12 July 2007

Cholera outbreak in Limpopo Province in 2002

8 March 2002 the Limpopo Province reported its first case of cholera. This region was affected by the previous outbreak closed in July 2001.

8 March 2002 the Limpopo Province reported its first case of cholera. These patients were from villages at Mokopane (previously known as Potgietersrus). This region was previously affected by the outbreak closed in July 2001.

The villages received various interventions at the time such as: home-to-home health education, the provision of bleach and purified water and the set up of a rehydration school in the village.

Surveillance of the area and water resources played an important role in keeping track of the disease. Microbial water quality testing helped in identifying water sources that were infected by the cholera virus.

The Limpopo province hosts the annual Moria Easter Conference. Over 3 million Zion church members visit the churches in Moria. The chances of transmission are increased by overcrowding. It is also the church’s tradition to baptize new converts in streams. Furthermore unplanned sanitation can also contribute to the spread of cholera.

An assessment was done on Moria water and sanitation facilities and a report sent to the church elders. With regards to water and sanitation it was recommended that the baptismal bath be purified.

In the Sekonye community teams were deployed to implement interventions in the village with regards to funerals.

Water and sanitation facilities were provided for the Moria conference. Water tanks were placed at strategic locations on the church ground. Toilet facilities were found to be satisfactory.

The Sekonye community obtains water from borehole and a community-cemented tank, which supply most of the taps. However, at the time it was found that not all the taps were working but water supply was not a problem.

Water samples tested proved negative for E. coli, faecal coliform and total coliform and the cholera bacteria.

Health education. Important messages were relayed to Moria elders and it was requested that announcements be made from a central stage. Educational materials such as posters and pamphlets were distributed to the Evelyn Lekganye clinic, which provides healthcare to all members. An onsite emergency centre with volunteer doctors, paramedics and nurses who were all church members was set up.

In the Sekonye community teams of health workers were deployed. House to house education on the prevention and control of cholera was done. Although the community members both young and old were well informed not much behaviour change took place as there was no decrease in the number of cases since 26 March. Posters and pamphlets were distributed to promote awareness.

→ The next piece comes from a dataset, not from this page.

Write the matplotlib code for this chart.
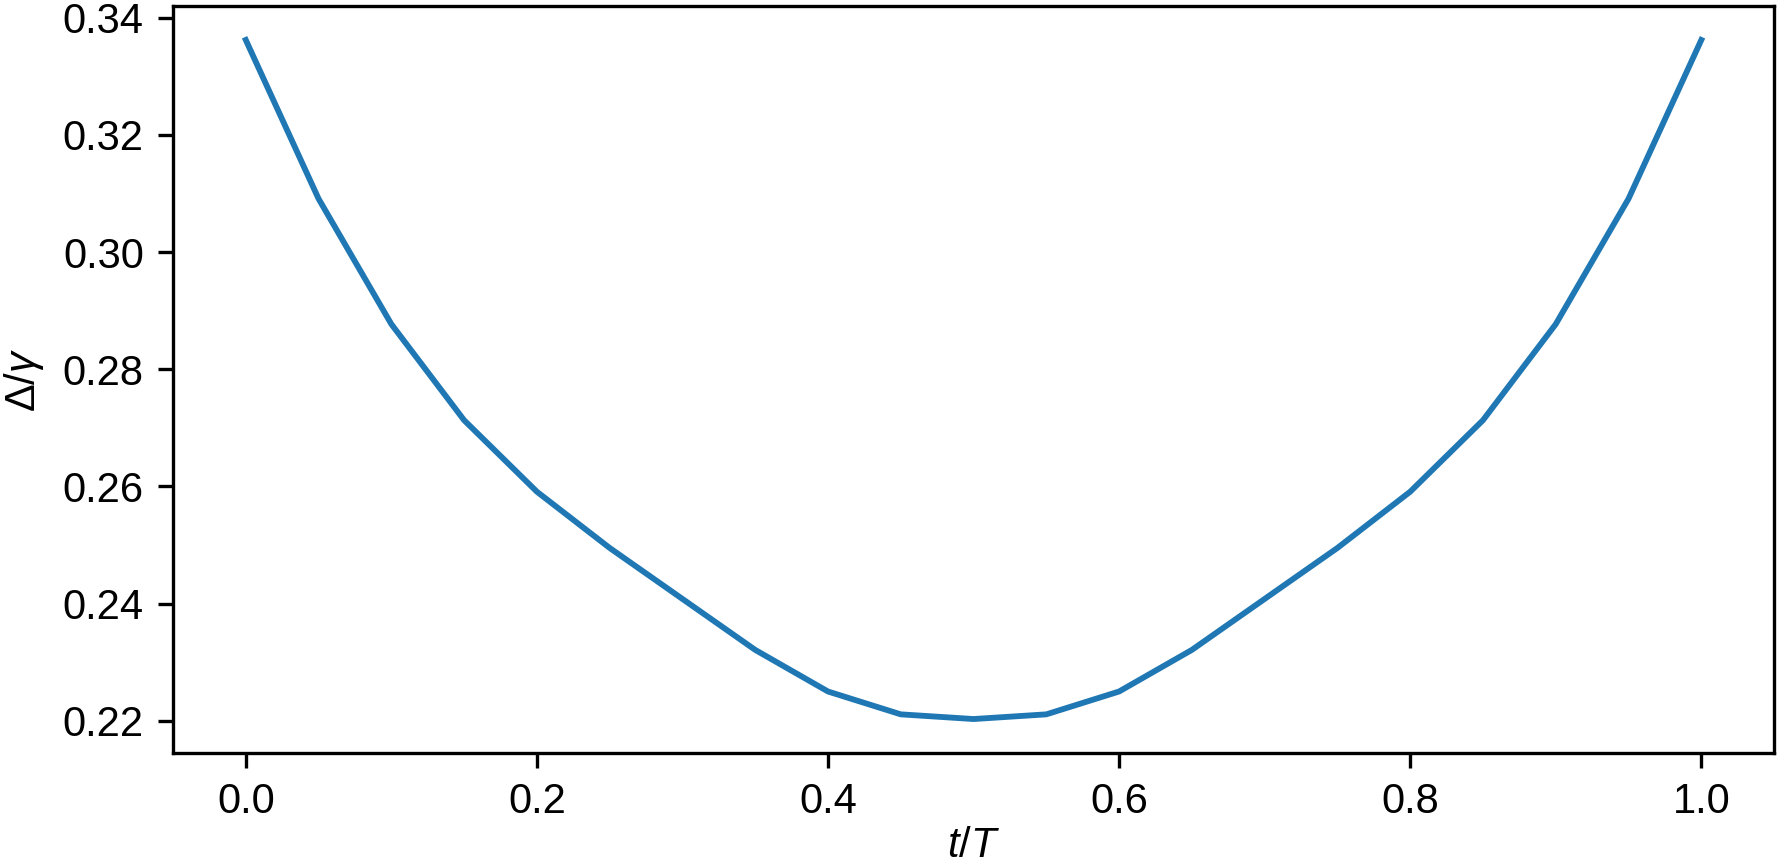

Health workers did presentation on the proper handling of food and toilet use at funerals. The drinking of ritualistic and purificatory water was discouraged. Members of the community were encouraged to visit the clinic or oral rehydration school as soon as they showed any cholera signs and symptoms.

Case control
At Moria all diarrhoea and vomiting cases were referred to the Evelyn Lekganye clinic. Critical cases were further referred to Mankweng Hospital. Some of the cases of diarrhoea seen at the onsite centre were suspected to be the result of food poisoning as church members did not have proper food storage facilities. These cases were referred to Evelyn Lekganye where they were treated for rehydration and then discharged.

At the Sekonye community rehydration centre cases were managed through oral rehydration as well as intravenously. Antibiotics were used on a few cases at the beginning of the outbreak.

At both Moria and Sekonye community constant surveillance was done.

Outbreak in Rapetse, Knobel
30 March 2002 seven cases of diarrhoea were reported from Knobel Hospital in Rapetese village.

The principle case was a female that dressed and cleaned a deceased person in Sekonye. These villages are 100 km apart. Antibiotics were used on 5 patients however, it was emphasized that oral rehydration be given except in severe cases. Rectal swabs were taken and based on laboratory tests a cholera outbreak was confirmed.

In Sekonye the source of infection was hard to identify. Personal and environmental hygiene seemed to be the contributing factor especially in affected families. It was further discovered that there were squatters in a nearby village. The area did not have adequate water and sanitation facilities.